PhilKing, on 2014-July-28, 04:54, said:
The sequences are essentially symmetrical (except they aren't, but bear with me) so what is the benefit. The difference is that my way avoids languishing in 2♥ when cold for slam in another denomination. I get to show hearts by bidding them and three suits by doubling - you do not always get a second chance when you overcall this strong.
And the reason the methods are not symetrical is that at some point, a 4513/3514 hand becomes too strong to overcall whatever your style. I like to double when 2♥ can lead to playing there when cold for a grand somewhere else, this may be old-fashioned, but it stops the silly results. My method of of double followed by 4♥ if they boost to 4♦ is unambiguous - it DENIES 6 hearts (if it gets me to a 4-3 spade fit now and again, that is fine). Yours promises six hearts (or the equivalent) so you sometimes have to double with this shape and miss the 5-3 fit. Conversely, if I overcall 2♥ and then double, I promise 6 hearts and 3613 or similar.
Also the 3631 hand strong enough to double then bid hearts is rare - it's a useful sequence that is massively underused in your scheme.

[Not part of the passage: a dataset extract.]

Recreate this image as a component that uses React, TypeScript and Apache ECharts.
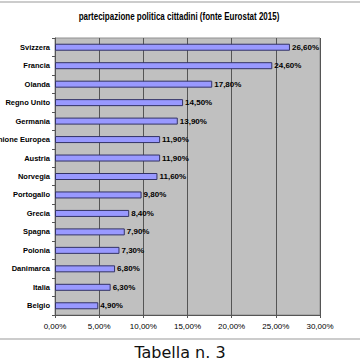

I've produced booklets from my database generally consisting of 60 hands for nearly every preempt under the sun for my various teams which we bid and then compare with the original auctions, and by far the biggest technical error of even world-class pairs, is the massive underuse of takeout doubles on shapes like this (the biggest non-technical error is rampant overbidding with "slam invitations", but that is another issue).
In style for me, you don't bid bad suits with known good hands if you can avoid it, so (2♦)-2♥-(3♦)-P-(P)-X makes less of a promise about the heart suit than doubling first then bidding hearts which would be at worst a good 5 card heart suit with the same point count, if I had 6 decent hearts I'd have bid 3♥ first time although what I do with 6 good hearts and 4 spades is not clear, I'd be worried partner took me for that if I doubled and bid 3♥.